= Andrew Baynton =

16th-century English politician and scholar

Sir Andrew Baynton (c. 1515/1516–1564) was an English scholar and member of Parliament.

Baynton was son and heir of Sir Edward Baynton, of Bromham, Wiltshire, a favourite courtier of Henry VIII, vice-chamberlain to three of his queens, and a friend and patron of Hugh Latimer, some of the correspondence between them (ca. 1530) being printed in Foxe's Book of Martyrs.

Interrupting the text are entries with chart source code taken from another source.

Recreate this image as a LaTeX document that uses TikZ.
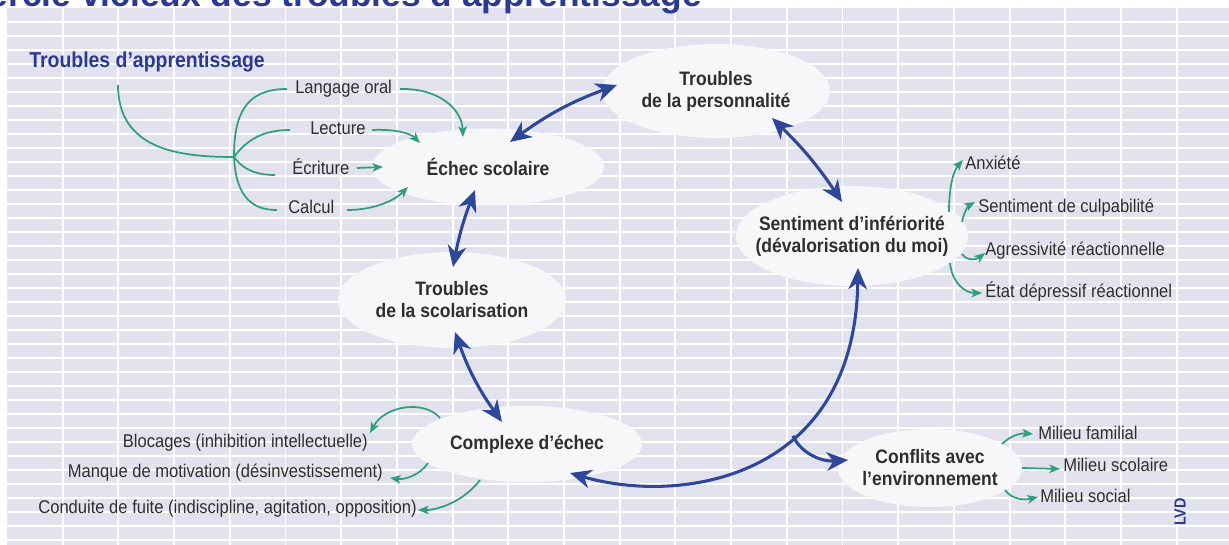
\documentclass[tikz,border=0pt]{standalone}
\usepackage{fontspec}
\setmainfont{Liberation Sans}[FakeStretch=0.9]
\newfontfamily\titlefont{Liberation Sans}
\usetikzlibrary{arrows.meta,shapes.geometric}
\definecolor{panel}{HTML}{E2E2EE}
\definecolor{ellfill}{HTML}{F7F7FA}
\definecolor{arrblue}{HTML}{2E4799}
\definecolor{arrgreen}{HTML}{2E9E7C}
\definecolor{titleblue}{HTML}{2B3990}
\definecolor{txt}{HTML}{2E2E2E}
\tikzset{
  ell/.style={ellipse, fill=ellfill, draw=none, inner xsep=-40pt, inner ysep=-20pt, align=center, text=txt, font=\fontsize{14.6}{16.5}\selectfont\bfseries},
  lbl/.style={inner sep=0pt, text=txt, font=\fontsize{13.8}{16}\selectfont},
  bluearr/.style={draw=arrblue, line width=2.3pt, {Stealth[length=16pt,width=14pt,inset=5pt]}-{Stealth[length=16pt,width=14pt,inset=5pt]}},
  bluearrone/.style={draw=arrblue, line width=2.3pt, -{Stealth[length=16pt,width=14pt,inset=5pt]}},
  greenline/.style={draw=arrgreen, line width=1.3pt},
  greenarr/.style={draw=arrgreen, line width=1.3pt, -{Stealth[length=8pt,width=6.5pt,inset=2pt]}},
  gridline/.style={draw=white, line width=1.1pt},
}
\begin{document}
\begin{tikzpicture}[x=0.75pt,y=-0.75pt]
\useasboundingbox (0,0) rectangle (1229,545);
\clip (0,0) rectangle (1229,545);
% background panel and grid
\fill[panel] (7,8) rectangle (1229,545);
\foreach \k in {1,...,38}{\draw[gridline] (7,{8+14*\k}) -- (1229,{8+14*\k});}
\foreach \k in {1,...,21}{\draw[gridline, line width=1.4pt] ({7+55.7*\k},8) -- ({7+55.7*\k},545);}
% title (cut at the top)
\node[anchor=base east, inner sep=0pt, text=titleblue, font=\titlefont\bfseries\fontsize{26.5}{27}\selectfont] (title) at (702,7) {Cercle vicieux des troubles d’apprentissage};
\node[anchor=base west, inner sep=0pt, text=titleblue, font=\fontsize{16.2}{18}\selectfont\bfseries] (heading) at (29,68) {Troubles d’apprentissage};
% ellipses
\node[ell, minimum width=174pt, minimum height=57.75pt] (echec) at (488,167) {Échec scolaire};
\node[ell, minimum width=171pt, minimum height=70.5pt] (perso) at (716,91) {Troubles\\de la personnalité};
\node[ell, minimum width=174pt, minimum height=75pt] (sent) at (852,236) {Sentiment d’infériorité\\(dévalorisation du moi)};
\node[ell, minimum width=171pt, minimum height=72pt] (scol) at (452,300) {Troubles\\de la scolarisation};
\node[ell, minimum width=172.5pt, minimum height=57pt] (complexe) at (527,444) {Complexe d’échec};
\node[ell, minimum width=138pt, minimum height=58.5pt] (conflits) at (930,468) {Conflits avec\\l’environnement};
% labels
\node[lbl, anchor=base west] (lang) at (295,94) {Langage oral};
\node[lbl, anchor=base west] (lect) at (310,135) {Lecture};
\node[lbl, anchor=base west] (ecri) at (292,175) {Écriture};
\node[lbl, anchor=base west] (calc) at (288,214) {Calcul};
\node[lbl, anchor=base east] (bloc) at (368,448) {Blocages (inhibition intellectuelle)};
\node[lbl, anchor=base east] (manq) at (383,477) {Manque de motivation (désinvestissement)};
\node[lbl, anchor=base east] (cond) at (417,513) {Conduite de fuite (indiscipline, agitation, opposition)};
\node[lbl, anchor=base west] (anx) at (965,170) {Anxiété};
\node[lbl, anchor=base west] (culp) at (978,213) {Sentiment de culpabilité};
\node[lbl, anchor=base west] (agr) at (985,256) {Agressivité réactionnelle};
\node[lbl, anchor=base west] (dep) at (985,298) {État dépressif réactionnel};
\node[lbl, anchor=base west] (fam) at (1038,440) {Milieu familial};
\node[lbl, anchor=base west] (scolm) at (1063,471) {Milieu scolaire};
\node[lbl, anchor=base west] (soc) at (1040,503) {Milieu social};
\node[rotate=90, inner sep=0pt, text=titleblue, font=\fontsize{12}{12}\selectfont\bfseries] (lvd) at (1180,512) {LVD};
% connector end points
\coordinate (e1) at (510,142); \coordinate (p1) at (617,85);
\coordinate (p2) at (772,118); \coordinate (s1) at (842,202);
\coordinate (e2) at (475,190); \coordinate (t1) at (453,267);
\coordinate (t2) at (455,332); \coordinate (c1) at (502,422);
\coordinate (c2) at (570,473); \coordinate (s2) at (858,268);
\coordinate (f1) at (848,460);
\coordinate (root) at (118,85); \coordinate (jn) at (234,157);
\coordinate (ga) at (287,89); \coordinate (gb) at (290,130);
\coordinate (gc) at (275,175); \coordinate (gd) at (277,210);
\coordinate (la) at (400,89); \coordinate (lat) at (463,137);
\coordinate (lb) at (372,130); \coordinate (lbt) at (420,143);
\coordinate (lc) at (357,168); \coordinate (lct) at (383,167);
\coordinate (ld) at (347,210); \coordinate (ldt) at (408,187);
\coordinate (cb) at (440,418); \coordinate (cbt) at (370,433);
\coordinate (cm) at (428,463); \coordinate (cmt) at (390,478);
\coordinate (cc) at (480,480); \coordinate (cct) at (418,510);
\coordinate (sa) at (949,212); \coordinate (sat) at (963,160);
\coordinate (sb) at (962,222); \coordinate (sbt) at (975,202);
\coordinate (sc) at (962,254); \coordinate (sct) at (985,253);
\coordinate (sd) at (950,263); \coordinate (sdt) at (982,293);
\coordinate (fa) at (1002,444); \coordinate (fat) at (1033,434);
\coordinate (fb) at (1022,468); \coordinate (fbt) at (1060,469);
\coordinate (fc) at (1005,490); \coordinate (fct) at (1038,497);
% blue connectors
\draw[bluearr] (e1) to[bend left=8] (p1);
\draw[bluearr] (p2) to[bend left=6] (s1);
\draw[bluearr] (e2) to[bend right=5] (t1);
\draw[bluearr] (t2) to[bend right=8] (c1);
\draw[bluearr] (c2) .. controls (680,505) and (855,480) .. (s2) coordinate[pos=0.62] (br);
\draw[bluearrone] (br) .. controls (800,452) and (820,462) .. (f1);
% green tree
\draw[greenline] (root) .. controls (118,150) and (180,157) .. (jn);
\draw[greenline] (jn) .. controls (234,115) and (245,89) .. (ga);
\draw[greenline] (jn) .. controls (250,135) and (270,130) .. (gb);
\draw[greenline] (jn) .. controls (245,172) and (260,175) .. (gc);
\draw[greenline] (jn) .. controls (236,200) and (255,210) .. (gd);
% green arrows
\draw[greenarr] (la) .. controls (440,88) and (462,110) .. (lat);
\draw[greenarr] (lb) .. controls (395,129) and (410,133) .. (lbt);
\draw[greenarr] (lc) -- (lct);
\draw[greenarr] (ld) .. controls (375,210) and (395,200) .. (ldt);
\draw[greenarr] (cb) .. controls (425,400) and (385,405) .. (cbt);
\draw[greenarr] (cm) .. controls (420,475) and (405,480) .. (cmt);
\draw[greenarr] (cc) .. controls (465,500) and (440,510) .. (cct);
\draw[greenarr] (sa) .. controls (949,185) and (954,170) .. (sat);
\draw[greenarr] (sb) .. controls (964,212) and (968,206) .. (sbt);
\draw[greenarr] (sc) .. controls (967,261) and (976,260) .. (sct);
\draw[greenarr] (sd) .. controls (952,283) and (965,293) .. (sdt);
\draw[greenarr] (fa) .. controls (1010,436) and (1020,433) .. (fat);
\draw[greenarr] (fb) -- (fbt);
\draw[greenarr] (fc) .. controls (1012,500) and (1025,500) .. (fct);
\end{tikzpicture}
\end{document}
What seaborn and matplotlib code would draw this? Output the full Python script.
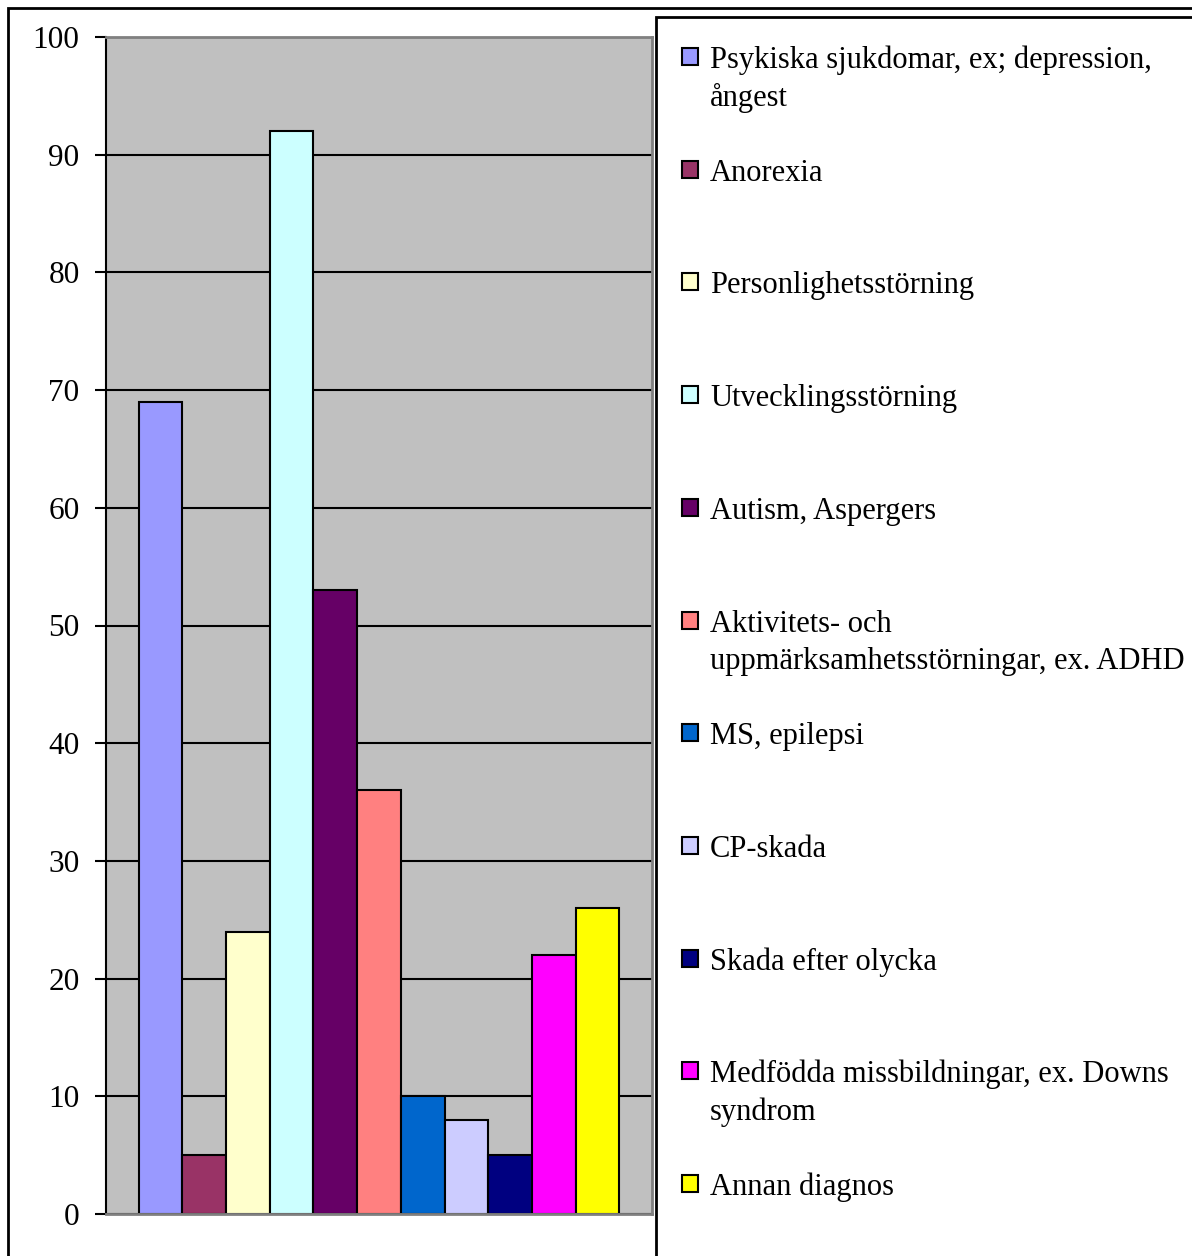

Baynton was born circa 1515 or 1516, and was placed by his father to study French under John Palsgrave, the court tutor. He wrote a prefatory letter to his master's book, L'esclaircissement de la langue francaise (1530). About the same time, he attended Henry Knyvet on his embassy from Henry to the emperor.

Succeeding his father (c. 1544), he was returned to Parliament for Marlborough in 1545, Horsham in 1547, Westbury in Oct 1553, Marlborough again in 1555, and Calne from 1558 to 1559.

Bayton married, first, Phillipa Brulet, a daughter of the court embroiderer Guillaume Brellant. After an annulment in 1562, he married Frances Lee and they had one daughter, Anne. She did not inherit because Andrew had entailed the Baynton estates to his brother Edward (1517–1593).